Un buen día dejó de impartir sus habituales clases de latín para salir con rumbo desconocido. A su regreso fue cruelmente asesinado; se dice que por sus acompañantes: dos mozos que él mismo había invitado a su recorrido. Y aunque la versión es contada de diversas maneras, en términos generales ésta es la que más se repite.
El sacerdote hizo su recorrido por los pueblos cercanos, reunió algo de dinero que traía consigo siempre, destinando una parte para comprarse algunas cosas que necesitaba y la otra a socorrer a los pobres más indigentes; casi todos sus honorarios los gastaba en ellos. Luego de su arribo a la ciudad se dirigió a su casa situada en el antiguo callejón de Alfalfa. Una vez instalado ahí, dejó que sus ayudantes cumplieran con su obligación: desensillar los caballos, desaparejar las mulas y llevar a los animales al pesebre. Los dos mozalbetes ejecutaron sus labores con toda calma y después fueron a tomar sus alimentos. Mientras tanto, el sacerdote, que ya estaba muy cansado, prefirió ir directamente a la cama, no sin antes rezar sus oraciones. Entrada la noche se encendieron los faroles de las calles y como los mozos sintieron miedo de irse, decidieron regresar a la casa. Pero gran temor sintieron cuando llegaron y vieron al padre tendido en medio del cuarto bañado en sangre. Salieron pidiendo ayuda mucha gente acudió y algunos dieron parte a las autoridades.
El esclarecimiento del crimen fue más complicado de lo que se creía, pues los mozos sólo habían estado unos minutos afuera y por más que buscaron no hallaban nada alrededor de la casa. Incluso los acompañantes del padre se ofrecieron a buscar, pero no tuvieron éxito. Los ayudantes del padre eran compadecidos por mucha gente y hasta por las autoridades, quienes, en tanto conseguían trabajo, les ayudaron en su sostenimiento. Sin embargo, un miembro de la autoridad jurídica, quien siempre sospechó de los dos muchachos, pidió que se les internara en el Hospital Militar en calidad de detenidos.

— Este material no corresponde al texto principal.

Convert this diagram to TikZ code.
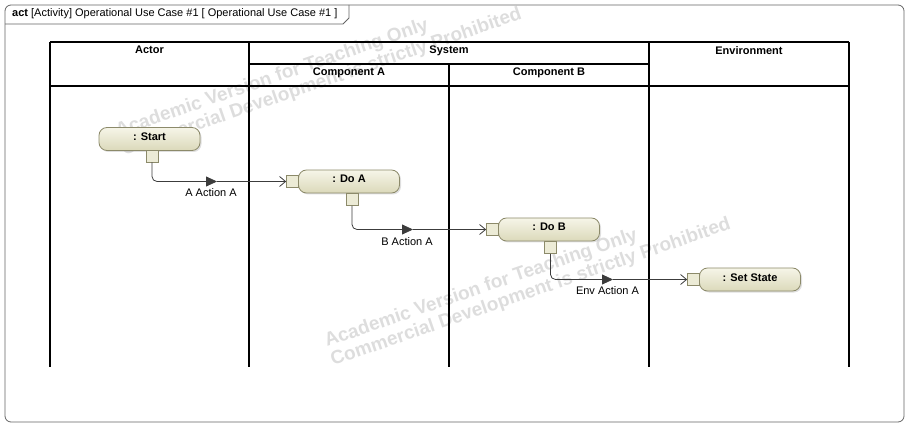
\documentclass[tikz,border=0pt]{standalone}
\usepackage{fontspec}
\setmainfont{Liberation Sans}
\usetikzlibrary{arrows.meta,positioning,shadows}
\definecolor{acttop}{RGB}{246,245,232}
\definecolor{actbot}{RGB}{219,217,186}
\definecolor{actfill}{RGB}{236,235,214}
\definecolor{actline}{RGB}{140,138,106}
\definecolor{flowgray}{RGB}{60,60,60}
\definecolor{framegray}{RGB}{100,100,100}
\definecolor{wmgray}{RGB}{221,221,221}

\begin{document}
\begin{tikzpicture}[x=1pt,y=1pt,font=\fontsize{11}{13}\selectfont,
 action/.style={draw=actline,line width=.8pt,rounded corners=8pt,top color=acttop,bottom color=actbot,minimum width=101pt,minimum height=23pt,inner sep=0pt,text height=8pt,text depth=5pt,font=\bfseries\fontsize{11}{13}\selectfont,drop shadow={shadow xshift=1.5pt,shadow yshift=-1.5pt,opacity=.25}},
 pin/.style={draw=actline,line width=.7pt,fill=actfill,minimum size=12pt,inner sep=0pt},
 lane/.style={line width=1.8pt},
 head/.style={font=\bfseries\fontsize{11}{13}\selectfont,anchor=north,inner sep=2pt},
 flow/.style={draw=flowgray,line width=.8pt,rounded corners=5pt},
 mid/.style={-{Triangle[length=11pt,width=10pt]}},
 into/.style={-{Straight Barb[length=6pt,width=10pt]}},
 wm/.style={text=wmgray,font=\bfseries\fontsize{19}{22}\selectfont,rotate=19,anchor=base west,inner sep=0pt}]
\useasboundingbox (0,0) rectangle (909,-427);
% watermark
\node[wm] (wm1a) at (118,-137) {Academic Version for Teaching Only};
\node[wm] (wm1b) at (124,-156) {Commercial Development is strictly Prohibited};
\node[wm] (wm2a) at (327,-347) {Academic Version for Teaching Only};
\node[wm] (wm2b) at (333,-366) {Commercial Development is strictly Prohibited};
% frame and title
\draw[framegray,line width=.8pt,rounded corners=6pt] (5,-5) rectangle (904,-422);
\draw[framegray,line width=.8pt] (5,-24) -- (343,-24) -- (349,-18) -- (349,-5);
\node[anchor=base west,inner sep=0pt] (title) at (12,-17) {\textbf{act} [Activity] Operational Use Case \#1 [ Operational Use Case \#1 ]};
% lanes
\draw[lane] (50,-42) -- (849,-42);
\draw[lane] (249,-64) -- (649,-64);
\draw[lane] (50,-86) -- (849,-86);
\draw[lane] (50,-42) -- (50,-367);
\draw[lane] (249,-42) -- (249,-367);
\draw[lane] (449,-64) -- (449,-367);
\draw[lane] (649,-42) -- (649,-367);
\draw[lane] (849,-42) -- (849,-367);
\node[head] (actor) at (149.5,-44) {Actor};
\node[head] (system) at (449,-44) {System};
\node[head] (compa) at (349,-66) {Component A};
\node[head] (compb) at (549,-66) {Component B};
\node[head] (env) at (749,-44) {Environment};
% actions and pins
\node[action] (start) at (149.5,-139) {: Start};
\node[pin] (startout) at (152,-156) {};
\node[action] (doa) at (349,-181.5) {: Do A};
\node[pin] (doain) at (292.5,-181.5) {};
\node[pin] (doaout) at (352,-199.5) {};
\node[action] (dob) at (549,-229.5) {: Do B};
\node[pin] (dobin) at (492.5,-229.5) {};
\node[pin] (dobout) at (550.5,-247.5) {};
\node[action] (setstate) at (750,-279.5) {: Set State};
\node[pin] (setin) at (693.5,-279.5) {};
% flows
\coordinate (ta) at (217,-181.5);
\coordinate (tb) at (413,-229.5);
\coordinate (tc) at (613,-279.5);
\draw[flow,mid] (startout.south) |- (ta);
\draw[flow,into] (ta) -- (doain.west);
\draw[flow,mid] (doaout.south) |- (tb);
\draw[flow,into] (tb) -- (dobin.west);
\draw[flow,mid] (dobout.south) |- (tc);
\draw[flow,into] (tc) -- (setin.west);
\node (la) at (211,-193) {A Action A};
\node (lb) at (407,-242) {B Action A};
\node (lc) at (607.5,-291) {Env Action A};
\end{tikzpicture}
\end{document}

Hecho esto, se resolvió en que los colocarían en cuartos separados e incomunicados, sujetándolos a intensos interrogatorios. Días después se culparon mutuamente y uno de ellos dijo que su primo (el más grande de los dos) era quier había dado muerte al padre, ocultando el producto del robo, el cual consistía en unas cuantas monedas. Las autoridades y los reos se trasladaron al sitio de los hechos donde fueron encontradas las monedas así como el cuerpo del delito que fue un puñal.
Pero ellos aseguraban que no había sido el robo el móvil del crimen, sino vengarse por el mal trato que les daba el sacerdote. Aun así, fueron sentenciados, retardando el castigo las apelaciones de los defensores; fue así como transcurrieron cinco años, aunque al término se confirmó la sentencia de muerte, que consistía además en cortarles las manos a los cuerpos para que fueran exhibidas como escarmiento para el resto de la población. Las manos criminales se colgaron del muro exterior de la sombría casa del callejón solitario y triste. Desde entonces se le llamó el Callejón de las Manitas. Cuando la gente tenía que pasar por este callejón empezaba a rezar y no cesaba de hacerlo hasta que salía de él.
Por fin alguien descolgó las manos de aquel sitio, pero pasados unos días volvían a aparecer. Así fue en forma sucesiva durante mucho tiempo, hasta que se reformó el barrio y el callejón lo atravesó una calle ancha. Aun así, en ese mismo lugar donde estuvo la casa lúgubre, en algunas noches del mes de noviembre todavía se ven flotar en el espacio unas manos esqueléticas que buscan acomodo en un sitio, también se aparece un sacerdote menudito, esmirriado, de sotana rabona, que cruza la calle y se pierde al doblar la esquina, motivo por el que todavía hoy en día los habitantes de San Luis Potosí temen cruzar el callejón que existe atrás del Hospital Militar de la ciudad.